Given information:
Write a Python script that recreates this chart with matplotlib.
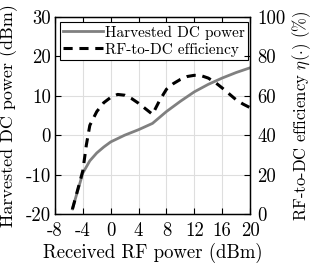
import numpy as np
import matplotlib
matplotlib.use("Agg")
import matplotlib.pyplot as plt

plt.rcParams['font.family'] = 'serif'
plt.rcParams['font.serif'] = ['cmr10', 'DejaVu Serif']
plt.rcParams['mathtext.fontset'] = 'cm'
plt.rcParams['axes.unicode_minus'] = False

# harvested DC power (dBm) vs received RF power (dBm)
pin_dc = [-5.5, -4, -3, -2, -1, 0, 2, 4, 6, 8, 10, 12, 14, 16, 18, 20]
p_dc = [-18.7, -9.6, -6.5, -4.5, -3.0, -1.7, 0.0, 1.4, 3.0, 6.0, 8.6, 11.0, 12.9, 14.5, 15.9, 17.1]

# RF-to-DC efficiency (%)
pin_eff = [-5.5, -4, -3.5, -3, -2, -1, 0, 1, 2, 3, 4, 5, 6, 7, 8, 9, 10, 11, 12, 13, 14, 15, 16, 17, 18, 19, 20]
eff = [2.4, 22, 35, 45, 52, 56.5, 59.2, 60.7, 60.3, 58.6, 56.2, 53.4, 50.6, 57.5, 63.3, 66.2, 68.3, 69.8, 70.4, 70.2, 69.0, 66.8, 64.0, 61.0, 58.0, 55.8, 54.0]

xticks = [-8, -4, 0, 4, 8, 12, 16, 20]


def main():
    fig = plt.figure(figsize=(3.12, 2.63), dpi=100)
    ax = fig.add_axes([55 / 312, 1 - 214 / 263, 195 / 312, 197 / 263])
    ax2 = ax.twinx()

    ln1, = ax.plot(pin_dc, p_dc, color='#808080', lw=2.0, label='Harvested DC power')
    ln2, = ax2.plot(pin_eff, eff, color='black', lw=2.2, ls=(0, (3, 2.2)),
                    label='RF-to-DC efficiency')

    ax.set_xlim(-8, 20)
    ax.set_ylim(-20, 30)
    ax2.set_ylim(0, 100)
    ax.set_xticks(xticks)
    ax.set_yticks(range(-20, 31, 10))
    ax2.set_yticks(range(0, 101, 20))
    ax.grid(True, color='#dedede', lw=0.8)
    ax.set_axisbelow(True)

    for a in (ax, ax2):
        a.tick_params(direction='in', labelsize=13.5, length=4, width=0.8,
                      top=(a is ax))
        for s in a.spines.values():
            s.set_linewidth(0.9)
    ax.tick_params(axis='x', pad=6)
    ax.tick_params(axis='y', pad=3)
    ax2.tick_params(axis='y', pad=5)

    ax.set_xlabel('Received RF power (dBm)', fontsize=13.5, labelpad=2)
    ax.set_ylabel('Harvested DC power (dBm)', fontsize=13)
    ax2.set_ylabel(r'RF-to-DC efficiency $\eta(\cdot)$ (%)', fontsize=12)
    ax.yaxis.set_label_coords(-0.19, 0.5)
    ax2.yaxis.set_label_coords(1.205, 0.5)

    leg = ax.legend(handles=[ln1, ln2], loc='upper left', fontsize=11,
                    fancybox=False, framealpha=1, edgecolor='black',
                    borderpad=0.25, handlelength=2.6, handletextpad=0.1,
                    labelspacing=0.2, borderaxespad=0.3)
    leg.get_frame().set_linewidth(0.8)

    fig.savefig('out.png', dpi=100)


if __name__ == "__main__":
    main()
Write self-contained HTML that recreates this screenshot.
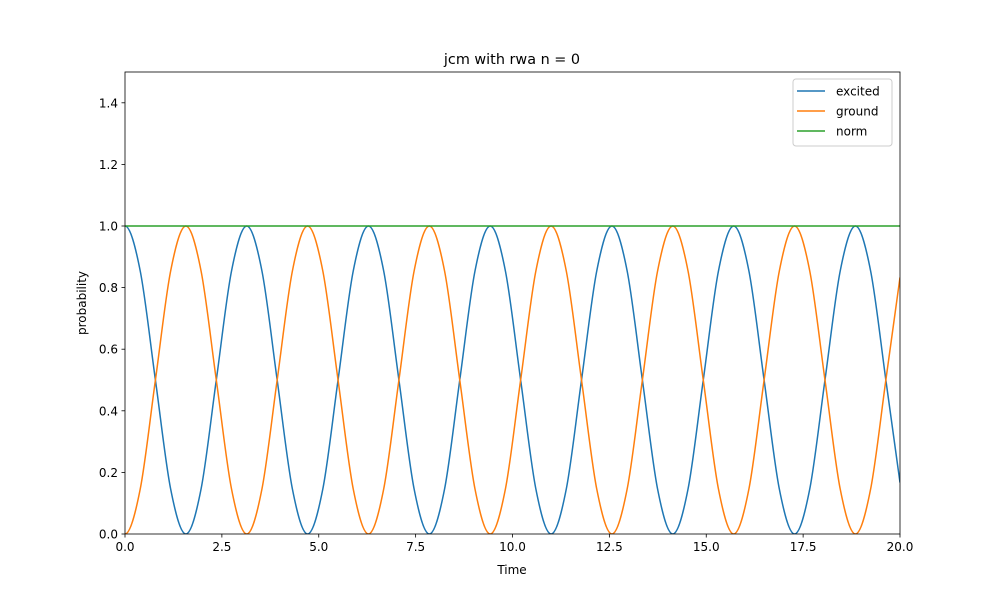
<!DOCTYPE html>
<html><head><meta charset="utf-8"><style>
body{margin:0;background:#fff}
svg text{font-family:"DejaVu Sans","Liberation Sans",sans-serif;font-size:12px;fill:#000}
</style></head><body>
<svg id="chart" width="1000" height="600" xmlns="http://www.w3.org/2000/svg">
<rect width="1000" height="600" fill="#fff"/>
<text x="512" y="64" text-anchor="middle" style="font-size:14.4px">jcm with rwa n = 0</text>
<text x="512" y="574" text-anchor="middle">Time</text>
<text x="86" y="303" text-anchor="middle" transform="rotate(-90 86 303)">probability</text>
<g id="plot"></g>
<g id="axes"></g>
<g id="legend"></g>
</svg>
<script>
const times=[0,0.393,0.785,1.178,1.571,1.963,2.356,2.749,3.142,3.534,3.927,4.320,4.712,5.105,5.498,5.890,6.283,6.676,7.069,7.461,7.854,8.247,8.639,9.032,9.425,9.817,10.210,10.603,10.996,11.388,11.781,12.174,12.566,12.959,13.352,13.744,14.137,14.530,14.923,15.315,15.708,16.101,16.493,16.886,17.279,17.671,18.064,18.457,18.850,19.242,19.635,20];
const excited=[1,.854,.5,.146,0,.146,.5,.854,1,.854,.5,.146,0,.146,.5,.854,1,.854,.5,.146,0,.146,.5,.854,1,.854,.5,.146,0,.146,.5,.854,1,.854,.5,.146,0,.146,.5,.854,1,.854,.5,.146,0,.146,.5,.854,1,.854,.5,.167];
const ground=[0,.146,.5,.854,1,.854,.5,.146,0,.146,.5,.854,1,.854,.5,.146,0,.146,.5,.854,1,.854,.5,.146,0,.146,.5,.854,1,.854,.5,.146,0,.146,.5,.854,1,.854,.5,.146,0,.146,.5,.854,1,.854,.5,.146,0,.146,.5,.833];
const normTimes=[0,20];
const norm=[1,1];
const xTicks=[0,2.5,5,7.5,10,12.5,15,17.5,20];
const xTickLabels=["0.0","2.5","5.0","7.5","10.0","12.5","15.0","17.5","20.0"];
const yTicks=[0,0.2,0.4,0.6,0.8,1.0,1.2,1.4];
const yTickLabels=["0.0","0.2","0.4","0.6","0.8","1.0","1.2","1.4"];
const seriesNames=["excited","ground","norm"];
const colors=["#1f77b4","#ff7f0e","#2ca02c"];

const L=125,R=900,T=72,B=534,X0=0,X1=20,Y0=0,Y1=1.5;
const xs=v=>L+(v-X0)/(X1-X0)*(R-L);
const ys=v=>B-(v-Y0)/(Y1-Y0)*(B-T);
const NS="http://www.w3.org/2000/svg";
function mk(tag,attrs,parent){const e=document.createElementNS(NS,tag);for(const k in attrs)e.setAttribute(k,attrs[k]);parent.appendChild(e);return e;}
function smooth(tx,ty){
  const p=tx.map((t,i)=>[xs(t),ys(ty[i])]);
  const n=p.length;
  let d="M"+p[0][0]+","+p[0][1];
  for(let i=0;i<n-1;i++){
    const p1=p[i],p2=p[i+1];
    const p0=i>0?p[i-1]:[2*p1[0]-p2[0],p2[1]];
    const p3=i+2<n?p[i+2]:[2*p2[0]-p1[0],2*p2[1]-p1[1]];
    const c1=[p1[0]+(p2[0]-p0[0])/6,p1[1]+(p2[1]-p0[1])/6];
    const c2=[p2[0]-(p3[0]-p1[0])/6,p2[1]-(p3[1]-p1[1])/6];
    d+="C"+c1+" "+c2+" "+p2;
  }
  return d;
}
const plot=document.getElementById('plot');
const axes=document.getElementById('axes');
const clip=mk('clipPath',{id:'cp'},plot);mk('rect',{x:L,y:T,width:R-L,height:B-T},clip);
const g=mk('g',{'clip-path':'url(#cp)'},plot);
const data=[[times,excited],[times,ground],[normTimes,norm]];
data.forEach((s,i)=>{
  const path=mk('path',{d:smooth(s[0],s[1]),fill:'none',stroke:colors[i],'stroke-width':1.5},g);
  
  
});
const frame=mk('rect',{x:L,y:T,width:R-L,height:B-T,fill:'none',stroke:'#000','stroke-width':0.8},axes);


xTicks.forEach((v,i)=>{
  mk('line',{x1:xs(v),x2:xs(v),y1:B,y2:B+3.5,stroke:'#000','stroke-width':0.8},axes);
  const t=mk('text',{x:xs(v),y:B+17,'text-anchor':'middle'},axes);t.textContent=xTickLabels[i];
  
  
});
yTicks.forEach((v,i)=>{
  mk('line',{x1:L-3.5,x2:L,y1:ys(v),y2:ys(v),stroke:'#000','stroke-width':0.8},axes);
  const t=mk('text',{x:L-7,y:ys(v)+4.5,'text-anchor':'end'},axes);t.textContent=yTickLabels[i];
  
  
});
const lg=document.getElementById('legend');
mk('rect',{x:793,y:79,width:99,height:67,rx:3,fill:'#fff','fill-opacity':0.8,stroke:'#ccc','stroke-width':1},lg);
seriesNames.forEach((n,i)=>{
  const y=91+i*20;
  mk('line',{x1:797,x2:825,y1:y,y2:y,stroke:colors[i],'stroke-width':1.5},lg);
  const t=mk('text',{x:836,y:y+4.5},lg);t.textContent=n;
  
  
});
</script>
</body></html>
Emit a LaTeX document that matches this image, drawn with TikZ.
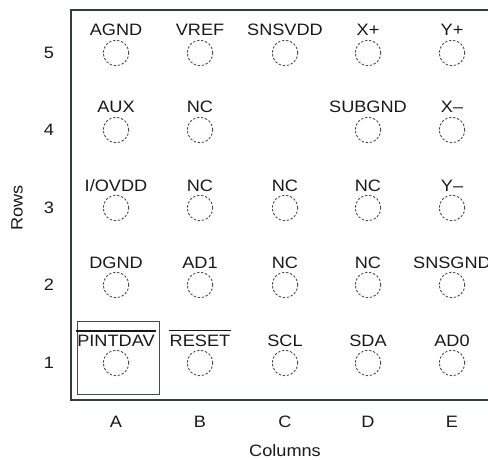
\documentclass[tikz,border=0pt]{standalone}
\usepackage{fontspec}
\setmainfont[FakeStretch=1.1]{Liberation Sans}
\usepackage{tikz}

\newcommand{\activelow}[1]{\setbox0\hbox{#1}\rlap{\hspace{-1pt}\rule[\dimexpr\ht0+3pt\relax]{\dimexpr\wd0+2pt\relax}{1.5pt}}\box0}

\definecolor{framegray}{RGB}{52,60,60}

\tikzset{
    ball/.style={circle, draw=black!75, dash pattern=on 2.4pt off 1.7pt, line width=0.8pt, minimum size=25.5pt, inner sep=0pt},
    pinname/.style={anchor=base, inner sep=0pt, text=black!90, font=\fontsize{16.5}{18}\selectfont},
    axislabel/.style={inner sep=0pt, text=black!90, font=\fontsize{16.5}{18}\selectfont},
}

\begin{document}
\begin{tikzpicture}[x=1pt, y=-1pt]

\useasboundingbox (0,0) rectangle (488,460);

\coordinate (colA) at (116,0);
\coordinate (colB) at (200,0);
\coordinate (colC) at (285,0);
\coordinate (colD) at (368,0);
\coordinate (colE) at (452,0);

\coordinate (row5) at (0,53);
\coordinate (row4) at (0,130);
\coordinate (row3) at (0,208);
\coordinate (row2) at (0,285);
\coordinate (row1) at (0,363);

\draw [line width=2.2pt, color=framegray] (488,10) -| (71,400) -- (488,400);

\draw [line width=0.8pt, color=black!70] (77,321) rectangle (159,394);

\foreach \c/\r/\name in {A/5/AGND, B/5/VREF, C/5/SNSVDD, D/5/X+, E/5/Y+,
                         A/4/AUX, B/4/NC, D/4/SUBGND, E/4/X\textendash,
                         A/3/{I/OVDD}, B/3/NC, C/3/NC, D/3/NC, E/3/Y\textendash,
                         A/2/DGND, B/2/AD1, C/2/NC, D/2/NC, E/2/SNSGND,
                         A/1/\activelow{PINTDAV}, B/1/\activelow{RESET}, C/1/SCL, D/1/SDA, E/1/AD0}
{
    \node [ball] (\c\r) at (col\c |- row\r) {};
    \node [pinname] (name\c\r) at ([yshift=17pt]\c\r.center) {\name};
}

\foreach \r in {1,...,5}
    \node [axislabel] (rownum\r) at (49,0 |- row\r) {\r};

\foreach \c in {A,B,C,D,E}
    \node [axislabel] (colname\c) at (col\c |- 0,421.5) {\c};

\node [axislabel] (columns) at (colC |- 0,451) {Columns};
\node [axislabel, rotate=90] (rows) at (17,0 |- row3) {Rows};

\end{tikzpicture}
\end{document}
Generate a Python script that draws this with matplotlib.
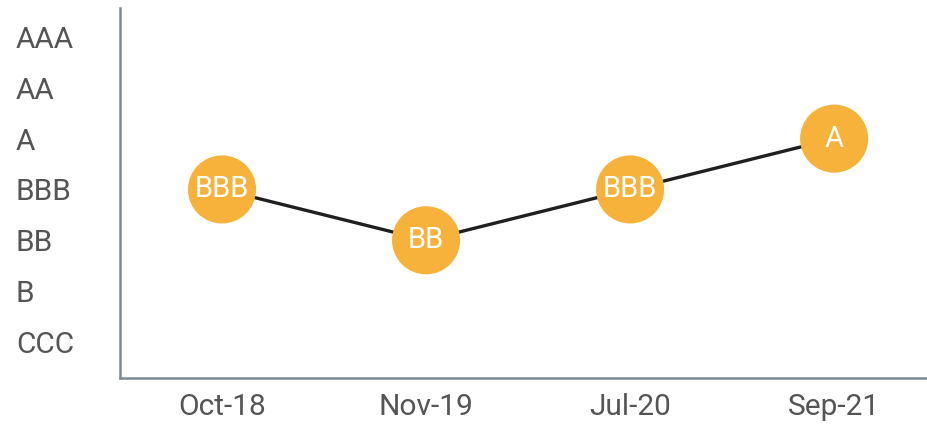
import matplotlib
matplotlib.use("Agg")
import matplotlib.pyplot as plt

# ============================================================
# DATA
# ============================================================
dates = ["Oct-18", "Nov-19", "Jul-20", "Sep-21"]
ratings = ["BBB", "BB", "BBB", "A"]
scale = ["CCC", "B", "BB", "BBB", "A", "AA", "AAA"]

# map rating -> numeric level
levels = [scale.index(r) + 1 for r in ratings]
x = list(range(len(dates)))

plt.rcParams["font.family"] = ["Roboto", "DejaVu Sans"]

fig = plt.figure(figsize=(9.28, 4.25), dpi=100)
ax = fig.add_axes([120 / 928, (425 - 378) / 425, 808 / 928, 370 / 425])

# line + rating bubbles
ax.plot(x, levels, color="#1f1f1f", linewidth=2.4, zorder=1)
ax.scatter(x, levels, s=68 ** 2 * 0.52, color="#F6B23A", edgecolors="none", zorder=2)
for xi, yi, r in zip(x, levels, ratings):
    ax.text(xi, yi, r, color="white", fontsize=21, ha="center", va="center", zorder=3)

ax.set_xlim(-0.5, 3.46)
ax.set_ylim(0.29, 7.57)

ax.set_xticks(x)
ax.set_xticklabels(dates, fontsize=21.5, color="#555555")
ax.set_yticks(range(1, len(scale) + 1))
ax.set_yticklabels(scale, fontsize=21.5, color="#555555", ha="left")
ax.tick_params(axis="y", length=0, pad=75)
ax.tick_params(axis="x", length=0, pad=11)

for side in ["top", "right"]:
    ax.spines[side].set_visible(False)
for side in ["left", "bottom"]:
    ax.spines[side].set_color("#7d8a94")
    ax.spines[side].set_linewidth(1.8)

fig.savefig("out.png", dpi=100)
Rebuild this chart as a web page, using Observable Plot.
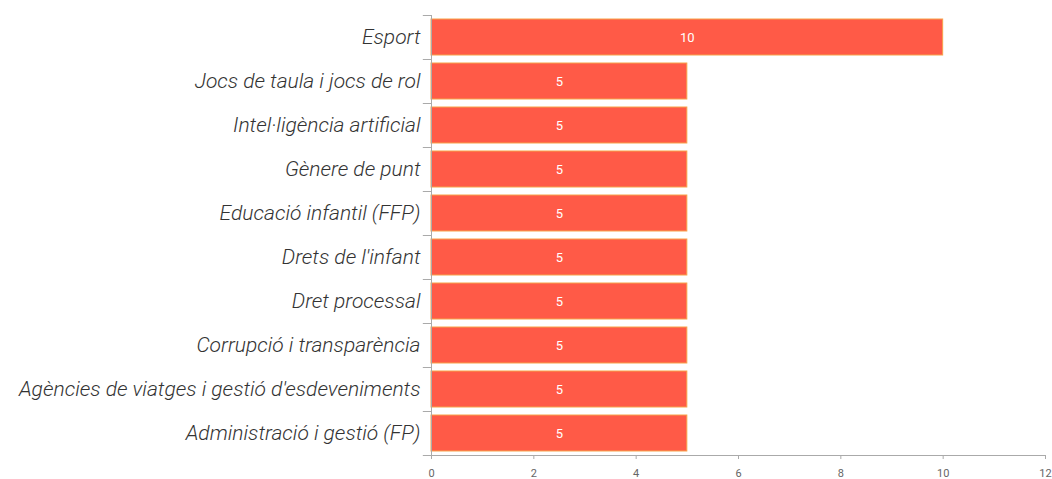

Task description: Repeat exactly the lines from the start of the entries down to the line with "plt.rcParams['axes.unicode_minus'] = False", keeping both ends but none of the pictures.

Completed task:
Write a Python script that recreates this chart with matplotlib.
import numpy as np
import matplotlib
matplotlib.use("Agg")
import matplotlib.pyplot as plt

plt.rcParams['font.family'] = 'serif'
plt.rcParams['font.serif'] = ['cmr10', 'DejaVu Serif']
plt.rcParams['mathtext.fontset'] = 'cm'
plt.rcParams['axes.unicode_minus'] = False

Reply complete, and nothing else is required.